Du côté des instituts, on conteste l’idée d’un sondage en voie de disparition. Ils s’agit plutôt de remettre l’offre de Jam dans ce qui relèverait du panel, tout en louant l’impact de cette nouvelle agilité. Car l’acculturation à la social data donne aussi une nouvelle dynamique au métier plus inattendue. « Ça change aussi notre manière de faire des études, » tranche Léa Turquier (Ipsos).

« Les codes des réseaux sociaux sont de plus en plus repris dans les méthodologies des instituts. Il y a par exemple un retour en force de la question ouverte, dans lesquelles le spontané et les émotions sont plus pris en compte. Au final, on se retrouve avec une étude qui produit une donnée qui ressemble dans sa forme à de la donnée sociale. » Léa Turquier (Ipsos).

Une perspective que partage Diouldé Chartier-Beffa (DCAP Research) qui rajoute : « ça va forcément se substituer à une partie des études. Il ne faut pas rêver et penser que ça va être uniquement des outils et des données supplémentaires. Mais ça va pousser les études classiques à s’enrichir et s’approfondir dans un champ que la social data ne pourra jamais capturer. On s’amuse beaucoup, car ça bouscule et ça réinvente le métier. ».

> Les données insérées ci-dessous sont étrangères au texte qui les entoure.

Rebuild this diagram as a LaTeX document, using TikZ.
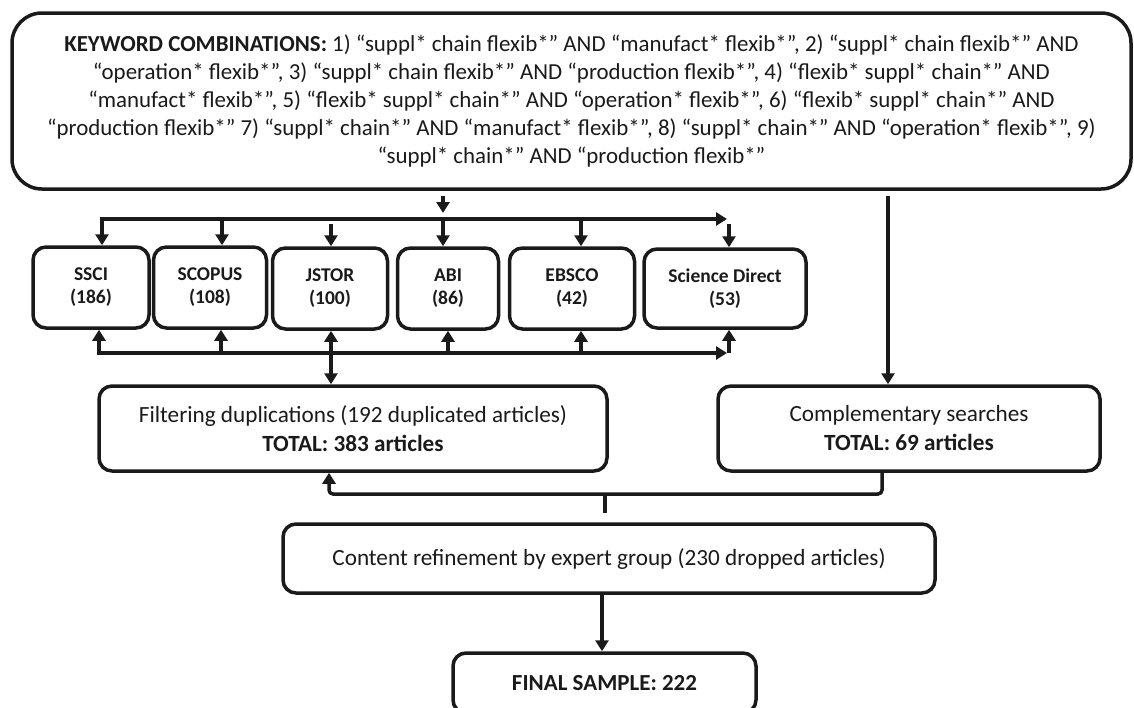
\documentclass[tikz,border=0pt]{standalone}
\usepackage{fontspec}
\setmainfont{Carlito}
\usetikzlibrary{arrows.meta}
\definecolor{ink}{HTML}{1A1A1A}
\tikzset{
  box/.style={draw=ink, line width=3.5pt, rounded corners=13pt, align=center, text=ink, inner sep=0pt, anchor=center},
  conn/.style={draw=ink, line width=3.5pt},
  arr/.style={conn, -{Triangle[length=11pt,width=13pt]}},
  darr/.style={conn, {Triangle[length=11pt,width=13pt]}-{Triangle[length=11pt,width=13pt]}},
  dbtext/.style={font=\fontsize{19.5}{23}\selectfont\bfseries},
  midtext/.style={font=\fontsize{23.2}{29}\selectfont}
}
\begin{document}
\begin{tikzpicture}[x=1pt,y=-1pt]
\useasboundingbox (0,0) rectangle (1134,707);
\node[box, rounded corners=30pt, minimum width=1119pt, minimum height=176pt,
      font=\fontsize{22.9}{28}\selectfont] (top) at (571.5,101)
 {\textbf{KEYWORD COMBINATIONS:} 1) “suppl* chain flexib*” AND “manufact* flexib*”, 2) “suppl* chain flexib*” AND\\
  “operation* flexib*”, 3) “suppl* chain flexib*” AND “production flexib*”, 4) “flexib* suppl* chain*” AND\\
  “manufact* flexib*”, 5) “flexib* suppl* chain*” AND “operation* flexib*”, 6) “flexib* suppl* chain*” AND\\
  “production flexib*” 7) “suppl* chain*” AND “manufact* flexib*”, 8) “suppl* chain*” AND “operation* flexib*”, 9)\\
  “suppl* chain*” AND “production flexib*”};
\node[box, dbtext, minimum width=116pt, minimum height=81pt] (ssci) at (91,287.5) {SSCI\\(186)};
\node[box, dbtext, minimum width=113pt, minimum height=81pt] (scopus) at (210,287.5) {SCOPUS\\(108)};
\node[box, dbtext, minimum width=115pt, minimum height=81pt] (jstor) at (330,288.5) {JSTOR\\(100)};
\node[box, dbtext, minimum width=101pt, minimum height=81pt] (abi) at (448,288.5) {ABI\\(86)};
\node[box, dbtext, minimum width=125pt, minimum height=81pt] (ebsco) at (572,288.5) {EBSCO\\(42)};
\node[box, dbtext, minimum width=162pt, minimum height=79pt] (sd) at (725,288.5) {Science Direct\\(53)};
\node[box, midtext, minimum width=508pt, minimum height=85pt] (filt) at (353,428.5)
 {Filtering duplications (192 duplicated articles)\\\textbf{TOTAL: 383 articles}};
\node[box, midtext, minimum width=382pt, minimum height=85pt] (comp) at (909,428.5)
 {Complementary searches\\\textbf{TOTAL: 69 articles}};
\node[box, midtext, minimum width=652pt, minimum height=69pt] (content) at (609,558.5)
 {Content refinement by expert group (230 dropped articles)};
\node[box, font=\fontsize{23}{26}\selectfont\bfseries, minimum width=303pt, minimum height=60pt] (final) at (604.5,683)
 {FINAL SAMPLE: 222};
% top connector
\coordinate (tdrop) at (443,213);
\coordinate (hl) at (102,219);
\coordinate (hr) at (727,219);
\draw[arr] (443,196) -- (tdrop);
\draw[darr] (hr) -- (hl) -- (hl |- ssci.north);
\draw[arr] (222,219) -- (222,0 |- scopus.north);
\draw[arr] (331,224) -- (331,0 |- jstor.north);
\draw[arr] (443,219) -- (443,0 |- abi.north);
\draw[arr] (581,219) -- (581,0 |- ebsco.north);
\draw[arr] (729,224) -- (729,0 |- sd.north);
% bottom connector
\coordinate (bl) at (99,353);
\coordinate (br) at (727,353);
\draw[darr] (br) -- (bl) -- (bl |- ssci.south);
\draw[arr] (221,353) -- (221,0 |- scopus.south);
\draw[arr] (448,353) -- (448,0 |- abi.south);
\draw[arr] (581,353) -- (581,0 |- ebsco.south);
\draw[arr] (729,353) -- (729,0 |- sd.south);
\draw[darr] (jstor.south -| 331,0) -- (filt.north -| 331,0);
% complementary
\draw[arr] (888,196) -- (comp.north -| 888,0);
% bracket
\coordinate (bk) at (605,494);
\draw[arr, rounded corners=4pt] (comp.south -| 882,0) -- (882,494) -- (329,494) -- (filt.south -| 329,0);
\draw[conn] (bk) -- (605,513);
% final
\draw[arr] (content.south -| 602,0) -- (final.north -| 602,0);
\end{tikzpicture}
\end{document}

Les trois points à retenir :

  • Les instituts se dirigent tous vers une hybridation des méthodologies pour optimiser l’usage de la Social Data.
  • Pour mieux utiliser les données issues du web social, il est primordial de transformer l’organisation des instituts d’études
  • Le véritable challenge reste d’obtenir des analyses prédictives ; c’est un chantier en cours dans la plupart des instituts, mais qui reste à l’état de test & learn.